→ **GOAL**: Look through the listing for the word "matplotlib". Copy each line that has it.

→ **DATA**:
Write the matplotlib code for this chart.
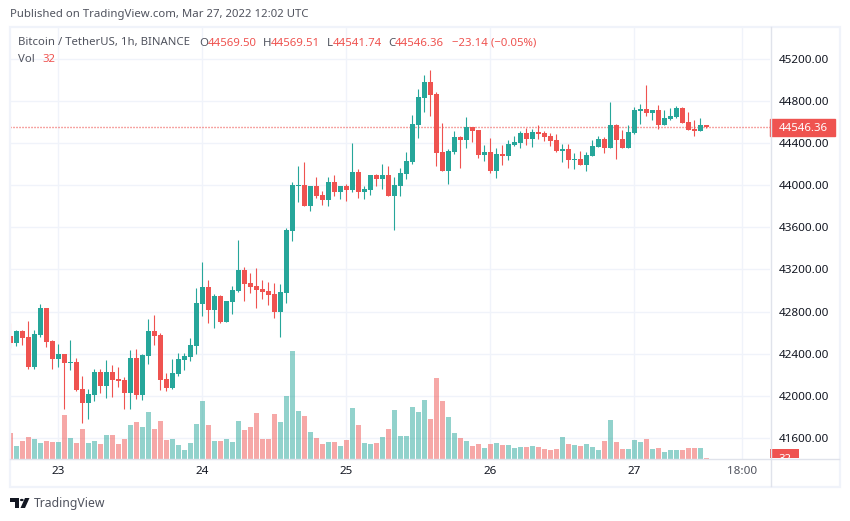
import numpy as np
import matplotlib
matplotlib.use("Agg")
import matplotlib.pyplot as plt
from matplotlib.patches import Rectangle, Polygon, Circle

plt.rcParams["font.family"] = ["Noto Sans", "DejaVu Sans"]

UP = "#26a69a"
DOWN = "#ef5350"
GRID = "#f0f3fa"
SEP = "#e0e3eb"

# hourly candles, Mar 22 16:00 -> Mar 27 12:00
opens = [42569, 42506, 42617, 42560, 42278, 42579, 42835, 42522, 42354, 42398, 42313, 42323, 42067, 41937, 42013, 42228, 42098, 42228, 42161, 42152,
         42032, 42361, 42013, 42383, 42617, 42579, 42161, 42079, 42212, 42345, 42373, 42477, 42876, 43034, 42819, 42948, 42705, 42891, 42996, 43195,
         43072, 43043, 43015, 42996, 42967, 42800, 42980, 43565, 43992, 44001, 43802, 43992, 43906, 43859, 44029, 43935, 43992, 43954, 44124, 43935,
         43954, 44096, 44058, 44096, 43897, 43992, 44105, 44219, 44570, 44826, 44977, 44864, 44314, 44134, 44314, 44456, 44428, 44551, 44522, 44285,
         44313, 44133, 44294, 44276, 44380, 44399, 44494, 44437, 44503, 44494, 44465, 44427, 44323, 44342, 44238, 44247, 44190, 44276, 44361, 44437,
         44351, 44569, 44437, 44351, 44494, 44702, 44721, 44683, 44712, 44569, 44626, 44645, 44731, 44598, 44531, 44513, 44569.50]
highs = [42689, 42626, 42626, 42711, 42626, 42872, 42835, 42531, 42493, 42398, 42531, 42361, 42190, 42067, 42256, 42256, 42342, 42294, 42275, 42180,
         42436, 42446, 42398, 42730, 42768, 42598, 42218, 42351, 42408, 42408, 42550, 43024, 43271, 43100, 42967, 42958, 42901, 43043, 43479, 43223,
         43166, 43214, 43100, 43081, 43072, 43062, 43593, 44029, 44181, 44219, 43992, 44077, 43944, 44077, 44096, 43992, 44010, 44399, 44153, 43992,
         44096, 44105, 44200, 44181, 44077, 44162, 44314, 44665, 44911, 45044, 45091, 44883, 44589, 44342, 44513, 44466, 44646, 44551, 44522, 44380,
         44446, 44351, 44380, 44427, 44465, 44513, 44541, 44531, 44569, 44513, 44494, 44484, 44389, 44389, 44304, 44323, 44313, 44427, 44465, 44456,
         44787, 44579, 44522, 44569, 44740, 44768, 44949, 44712, 44759, 44712, 44731, 44750, 44740, 44693, 44617, 44636, 44569.51]
lows = [42459, 42477, 42484, 42259, 42259, 42563, 42465, 42259, 42278, 41880, 42250, 42048, 41748, 41785, 41953, 42032, 41985, 41994, 42086, 41880,
        41880, 41972, 41962, 42307, 42484, 42057, 42048, 42067, 42193, 42250, 42335, 42402, 42759, 42692, 42645, 42692, 42705, 42781, 42986, 42901,
        42977, 42835, 42920, 42863, 42740, 42563, 42882, 43470, 43840, 43802, 43755, 43878, 43811, 43802, 43897, 43868, 43849, 43935, 43878, 43868,
        43906, 43992, 43963, 43897, 43574, 43897, 44058, 44200, 44447, 44693, 44655, 44181, 44134, 44010, 44295, 44162, 44352, 44409, 44257, 44229,
        44114, 44067, 44190, 44238, 44370, 44351, 44380, 44361, 44437, 44418, 44370, 44313, 44219, 44162, 44152, 44190, 44133, 44276, 44361, 44304,
        44351, 44247, 44351, 44351, 44484, 44579, 44655, 44617, 44531, 44569, 44617, 44636, 44588, 44522, 44465, 44513, 44541.74]
closes = [42506, 42617, 42553, 42278, 42588, 42835, 42515, 42354, 42398, 42316, 42323, 42057, 41937, 42019, 42228, 42098, 42228, 42155, 42143, 42032,
          42361, 42013, 42389, 42617, 42569, 42155, 42079, 42218, 42351, 42383, 42484, 42882, 43034, 42819, 42948, 42705, 42901, 43005, 43195, 43065,
          43037, 43005, 42986, 42958, 42800, 42986, 43574, 44001, 44001, 43802, 43992, 43897, 43859, 44029, 43935, 43992, 43954, 44124, 43935, 43963,
          44096, 44058, 44096, 43897, 44001, 44115, 44229, 44579, 44835, 44977, 44854, 44304, 44134, 44323, 44456, 44428, 44551, 44513, 44285, 44314,
          44133, 44294, 44276, 44389, 44408, 44494, 44437, 44503, 44484, 44456, 44418, 44323, 44342, 44238, 44247, 44190, 44285, 44370, 44437, 44351,
          44569, 44427, 44351, 44503, 44712, 44721, 44683, 44712, 44569, 44636, 44655, 44731, 44588, 44522, 44513, 44569, 44546.36]
volumes = [624, 312, 432, 528, 480, 384, 432, 408, 408, 1056, 504, 384, 720, 384, 432, 360, 576, 576, 360, 480,
           816, 888, 768, 1128, 720, 912, 456, 480, 336, 216, 384, 840, 1392, 816, 432, 432, 480, 408, 912, 696,
           768, 1104, 480, 480, 1080, 888, 1512, 2592, 1152, 1032, 648, 504, 360, 408, 408, 312, 456, 1224, 816, 384,
           360, 384, 528, 720, 1176, 552, 552, 1248, 1128, 1416, 960, 1944, 1392, 1008, 624, 504, 432, 312, 360, 264,
           360, 384, 336, 336, 264, 288, 288, 312, 288, 240, 216, 240, 528, 360, 336, 312, 360, 288, 216, 432,
           936, 408, 240, 240, 456, 408, 480, 240, 264, 168, 216, 216, 216, 264, 264, 264, 32]

price_ticks = [41600, 42000, 42400, 42800, 43200, 43600, 44000, 44400, 44800, 45200]
time_ticks = [8, 32, 56, 80, 104, 122]
time_labels = ["23", "24", "25", "26", "27", "18:00"]

W, H = 850, 521
FS = 8.2


def fx(px):
    return px / W


def fy(px):
    return 1 - px / H


def label(x, y, s, color="#131722", size=FS, **kw):
    fig.text(fx(x), fy(y), s, color=color, fontsize=size, va="center", **kw)


opens = np.array(opens)
highs = np.array(highs)
lows = np.array(lows)
closes = np.array(closes)
volumes = np.array(volumes)
idx = np.arange(len(opens))
colors = np.where(closes >= opens, UP, DOWN)

fig = plt.figure(figsize=(W / 100, H / 100), dpi=100)

# plot area is x 10..770, y 27..459 in pixels
ax = fig.add_axes([fx(10), fy(459), 760 / W, 432 / H])
ax.set_xlim(-0.05, 126.6)
ax.set_ylim(41403, 45499)

# volume on its own scale, same baseline (twinx moves the main ticks left, so do it first)
ax2 = ax.twinx()
ax2.set_ylim(0, 10368)
ax2.bar(idx, volumes, width=0.83, color=colors, alpha=0.5)
ax2.axis("off")

ax.set_axisbelow(True)
ax.grid(True, color=GRID, lw=1)
ax.set_xticks(time_ticks)
ax.set_xticklabels(time_labels)
ax.set_yticks(price_ticks)
ax.set_yticklabels([f"{p:.2f}" for p in price_ticks])
ax.yaxis.tick_right()
ax.tick_params(axis="both", length=0, labelcolor="#131722", labelsize=8.4)
ax.tick_params(axis="y", pad=6.5)
ax.tick_params(axis="x", pad=5)
ax.get_xticklabels()[-1].set_color("#50535e")
for s in ax.spines.values():
    s.set_visible(False)

# last price line
ax.axhline(closes[-1], color=DOWN, lw=1, ls=(0, (0.75, 1.41)), zorder=1.5)

# candles
ax.vlines(idx, lows, highs, color=colors, lw=0.8, zorder=2)
ax.bar(idx, np.maximum(np.abs(closes - opens), 12), bottom=np.minimum(opens, closes),
       width=0.83, color=colors, zorder=3)

# frame and separators
fig.add_artist(Rectangle((fx(9.5), fy(486.5)), 830 / W, 460 / H, transform=fig.transFigure,
                         fill=False, ec=GRID, lw=1.6))
fig.add_artist(plt.Line2D([fx(770.5)] * 2, [fy(27), fy(486)], color=SEP, lw=1))
fig.add_artist(plt.Line2D([fx(10), fx(839)], [fy(458.7)] * 2, color=SEP, lw=1))

# last price tag
ax.add_patch(Rectangle((1.0, closes[-1] - 85), 65 / 760, 165, transform=ax.get_yaxis_transform(),
                       color=DOWN, clip_on=False, zorder=5))
ax.text(1 + 9 / 760, closes[-1] - 5, f"{closes[-1]:.2f}", transform=ax.get_yaxis_transform(),
        color="white", fontsize=FS, fontweight="bold", va="center", zorder=6)

# volume tag, cut off by the time scale
tag = fig.add_axes([fx(770), fy(458), 29 / W, 9 / H], facecolor=DOWN)
tag.set_xticks([])
tag.set_yticks([])
for s in tag.spines.values():
    s.set_visible(False)
tag.text(0.5, -0.15, str(volumes[-1]), transform=tag.transAxes, color="white", fontsize=FS,
         fontweight="bold", ha="center", va="center", clip_on=True)

# header texts
label(10, 15, "Published on TradingView.com, Mar 27, 2022 12:02 UTC", color="#50535e")
label(18, 43, "Bitcoin / TetherUS, 1h, BINANCE", color="#50535e")
for x, s in [(199, "O"), (263, "H"), (326.5, "L"), (388, "C")]:
    label(x, 43, s, color="#50535e")
for x, s in [(208, f"{opens[-1]:.2f}"), (271, f"{highs[-1]:.2f}"), (333, f"{lows[-1]:.2f}"), (395, f"{closes[-1]:.2f}"),
             (452, "−23.14 (−0.05%)")]:
    label(x, 43, s, color=DOWN)
label(18, 59, "Vol", color="#50535e")
label(42, 59, str(volumes[-1]), color=DOWN)

# logo
logo = "#131722"
fig.add_artist(Polygon([(fx(10), fy(498)), (fx(19), fy(498)), (fx(19), fy(508)), (fx(15), fy(508)),
                        (fx(15), fy(502)), (fx(10), fy(502))], transform=fig.transFigure, fc=logo, ec="none"))
fig.add_artist(Polygon([(fx(25), fy(498)), (fx(29.5), fy(498)), (fx(25), fy(508)), (fx(20.5), fy(508))],
                       transform=fig.transFigure, fc=logo, ec="none"))
fig.add_artist(Circle((fx(21.8), fy(500)), 1.9 / W, transform=fig.transFigure, fc=logo, ec="none"))
label(34, 503, "TradingView", color="#50535e", size=8.8)

fig.savefig("out.png", dpi=100)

→ **SOLUTION TO THIS EXERCISE**:
Write the matplotlib code for this chart.
import matplotlib
matplotlib.use("Agg")
import matplotlib.pyplot as plt
from matplotlib.patches import Rectangle, Polygon, Circle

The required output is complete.